What is being asked: Tally the lines that hold the string "code", and reply with the count alone.

Supplied information:
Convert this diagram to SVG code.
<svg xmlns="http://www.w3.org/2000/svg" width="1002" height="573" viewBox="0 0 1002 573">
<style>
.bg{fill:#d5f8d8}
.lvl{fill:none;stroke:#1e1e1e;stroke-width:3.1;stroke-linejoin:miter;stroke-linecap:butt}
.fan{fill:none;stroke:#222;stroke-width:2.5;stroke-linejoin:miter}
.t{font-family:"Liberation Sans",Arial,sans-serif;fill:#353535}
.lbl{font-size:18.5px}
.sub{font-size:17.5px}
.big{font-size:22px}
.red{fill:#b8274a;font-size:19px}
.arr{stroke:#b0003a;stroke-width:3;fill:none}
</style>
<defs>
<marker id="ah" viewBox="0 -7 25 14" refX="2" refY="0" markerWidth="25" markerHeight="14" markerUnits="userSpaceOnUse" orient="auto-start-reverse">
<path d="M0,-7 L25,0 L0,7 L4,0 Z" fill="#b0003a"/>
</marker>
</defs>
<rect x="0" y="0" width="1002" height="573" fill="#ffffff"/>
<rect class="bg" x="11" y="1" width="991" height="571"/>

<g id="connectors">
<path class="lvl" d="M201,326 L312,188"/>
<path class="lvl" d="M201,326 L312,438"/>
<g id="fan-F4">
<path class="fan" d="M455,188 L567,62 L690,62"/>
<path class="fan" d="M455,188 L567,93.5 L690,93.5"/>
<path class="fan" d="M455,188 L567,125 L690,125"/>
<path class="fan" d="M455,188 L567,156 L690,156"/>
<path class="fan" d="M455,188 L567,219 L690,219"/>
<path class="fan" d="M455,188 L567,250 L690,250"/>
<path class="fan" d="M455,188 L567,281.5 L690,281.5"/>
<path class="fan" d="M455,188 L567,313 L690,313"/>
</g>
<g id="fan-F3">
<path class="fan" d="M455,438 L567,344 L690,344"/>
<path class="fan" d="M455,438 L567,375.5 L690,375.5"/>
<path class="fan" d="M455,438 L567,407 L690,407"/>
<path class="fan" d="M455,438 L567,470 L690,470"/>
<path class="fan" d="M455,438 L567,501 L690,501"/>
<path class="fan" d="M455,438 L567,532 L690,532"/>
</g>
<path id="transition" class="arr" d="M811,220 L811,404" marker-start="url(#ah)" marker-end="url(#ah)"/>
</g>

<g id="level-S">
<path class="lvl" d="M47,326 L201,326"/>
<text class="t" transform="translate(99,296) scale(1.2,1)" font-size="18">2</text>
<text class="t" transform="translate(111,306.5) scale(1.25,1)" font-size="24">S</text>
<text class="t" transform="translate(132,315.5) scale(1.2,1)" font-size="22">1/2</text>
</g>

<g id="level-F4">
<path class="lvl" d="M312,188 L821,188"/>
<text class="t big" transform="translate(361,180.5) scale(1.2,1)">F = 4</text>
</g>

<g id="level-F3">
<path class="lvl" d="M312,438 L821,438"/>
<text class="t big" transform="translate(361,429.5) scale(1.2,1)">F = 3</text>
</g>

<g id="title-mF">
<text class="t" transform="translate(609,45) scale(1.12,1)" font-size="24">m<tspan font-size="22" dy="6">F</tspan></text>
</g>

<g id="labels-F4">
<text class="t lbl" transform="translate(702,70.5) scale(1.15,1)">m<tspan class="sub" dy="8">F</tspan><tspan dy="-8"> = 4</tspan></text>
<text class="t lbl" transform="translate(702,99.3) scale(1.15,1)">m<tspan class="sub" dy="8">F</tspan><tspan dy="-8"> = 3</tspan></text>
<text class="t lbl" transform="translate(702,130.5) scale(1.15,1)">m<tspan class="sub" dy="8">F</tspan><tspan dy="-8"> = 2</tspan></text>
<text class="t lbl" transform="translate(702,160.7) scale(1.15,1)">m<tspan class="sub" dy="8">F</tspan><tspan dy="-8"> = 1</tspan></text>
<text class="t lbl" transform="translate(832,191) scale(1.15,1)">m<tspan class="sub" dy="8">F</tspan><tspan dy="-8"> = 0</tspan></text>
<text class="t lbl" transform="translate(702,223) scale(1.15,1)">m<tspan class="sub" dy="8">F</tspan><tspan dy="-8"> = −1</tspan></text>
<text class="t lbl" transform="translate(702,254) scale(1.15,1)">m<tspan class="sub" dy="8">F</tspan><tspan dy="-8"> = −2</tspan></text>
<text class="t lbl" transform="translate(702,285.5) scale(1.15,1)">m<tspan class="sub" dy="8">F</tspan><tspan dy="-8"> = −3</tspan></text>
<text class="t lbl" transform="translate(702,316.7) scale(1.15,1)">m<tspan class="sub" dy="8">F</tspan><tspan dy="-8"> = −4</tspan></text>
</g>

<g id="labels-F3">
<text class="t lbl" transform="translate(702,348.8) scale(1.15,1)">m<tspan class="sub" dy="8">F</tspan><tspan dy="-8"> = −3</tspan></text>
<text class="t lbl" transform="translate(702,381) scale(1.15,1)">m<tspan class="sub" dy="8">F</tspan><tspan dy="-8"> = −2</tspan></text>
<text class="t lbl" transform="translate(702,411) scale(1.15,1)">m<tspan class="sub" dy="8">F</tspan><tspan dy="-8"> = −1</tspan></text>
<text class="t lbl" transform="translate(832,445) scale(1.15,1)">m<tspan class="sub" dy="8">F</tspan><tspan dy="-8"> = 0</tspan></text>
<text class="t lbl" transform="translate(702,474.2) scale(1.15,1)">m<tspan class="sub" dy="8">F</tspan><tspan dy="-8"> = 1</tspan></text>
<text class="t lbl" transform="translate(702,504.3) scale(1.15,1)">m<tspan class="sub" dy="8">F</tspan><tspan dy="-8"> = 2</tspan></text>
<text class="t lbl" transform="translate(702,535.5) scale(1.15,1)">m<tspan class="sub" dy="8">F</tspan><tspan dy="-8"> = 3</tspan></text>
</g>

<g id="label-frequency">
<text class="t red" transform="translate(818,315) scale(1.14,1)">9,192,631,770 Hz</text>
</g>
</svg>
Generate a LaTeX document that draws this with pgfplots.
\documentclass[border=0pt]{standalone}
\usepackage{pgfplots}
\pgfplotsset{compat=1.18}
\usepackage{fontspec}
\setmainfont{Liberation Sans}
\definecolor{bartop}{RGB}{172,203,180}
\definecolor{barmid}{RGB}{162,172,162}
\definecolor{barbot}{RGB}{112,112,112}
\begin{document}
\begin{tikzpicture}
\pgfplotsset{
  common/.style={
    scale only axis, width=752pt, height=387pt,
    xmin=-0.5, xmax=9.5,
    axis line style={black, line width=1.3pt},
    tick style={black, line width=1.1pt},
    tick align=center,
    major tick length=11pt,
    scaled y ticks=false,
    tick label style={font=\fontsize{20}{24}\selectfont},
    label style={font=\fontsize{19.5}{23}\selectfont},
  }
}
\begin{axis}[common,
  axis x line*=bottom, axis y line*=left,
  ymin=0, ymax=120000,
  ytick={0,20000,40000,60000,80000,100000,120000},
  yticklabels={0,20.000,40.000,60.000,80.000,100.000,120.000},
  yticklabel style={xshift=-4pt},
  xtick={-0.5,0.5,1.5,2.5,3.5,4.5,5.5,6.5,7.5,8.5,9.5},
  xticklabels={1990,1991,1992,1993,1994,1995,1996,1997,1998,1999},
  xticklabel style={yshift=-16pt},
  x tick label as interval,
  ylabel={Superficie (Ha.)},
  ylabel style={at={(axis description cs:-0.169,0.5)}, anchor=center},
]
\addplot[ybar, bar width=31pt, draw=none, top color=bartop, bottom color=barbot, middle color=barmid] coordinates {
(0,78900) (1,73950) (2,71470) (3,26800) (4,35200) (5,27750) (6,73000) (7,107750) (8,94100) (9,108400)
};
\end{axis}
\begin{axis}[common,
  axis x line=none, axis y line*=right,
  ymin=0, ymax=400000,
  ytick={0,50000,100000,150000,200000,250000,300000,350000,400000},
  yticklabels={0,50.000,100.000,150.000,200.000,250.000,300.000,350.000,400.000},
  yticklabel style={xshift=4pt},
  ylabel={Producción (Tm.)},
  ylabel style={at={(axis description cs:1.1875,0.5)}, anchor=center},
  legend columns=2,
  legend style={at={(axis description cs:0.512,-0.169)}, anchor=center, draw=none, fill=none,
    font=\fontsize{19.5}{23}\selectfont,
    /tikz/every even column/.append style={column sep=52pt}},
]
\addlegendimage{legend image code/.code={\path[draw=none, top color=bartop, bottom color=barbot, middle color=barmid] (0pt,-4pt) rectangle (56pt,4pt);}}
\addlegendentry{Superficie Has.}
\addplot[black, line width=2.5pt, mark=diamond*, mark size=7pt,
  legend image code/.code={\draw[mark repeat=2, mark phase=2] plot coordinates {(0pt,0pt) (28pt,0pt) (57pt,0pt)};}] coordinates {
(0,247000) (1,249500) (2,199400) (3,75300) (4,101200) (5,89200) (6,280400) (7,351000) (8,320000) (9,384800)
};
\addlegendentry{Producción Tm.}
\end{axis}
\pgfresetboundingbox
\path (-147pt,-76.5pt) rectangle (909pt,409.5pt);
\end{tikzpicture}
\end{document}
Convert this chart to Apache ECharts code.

Task output: 4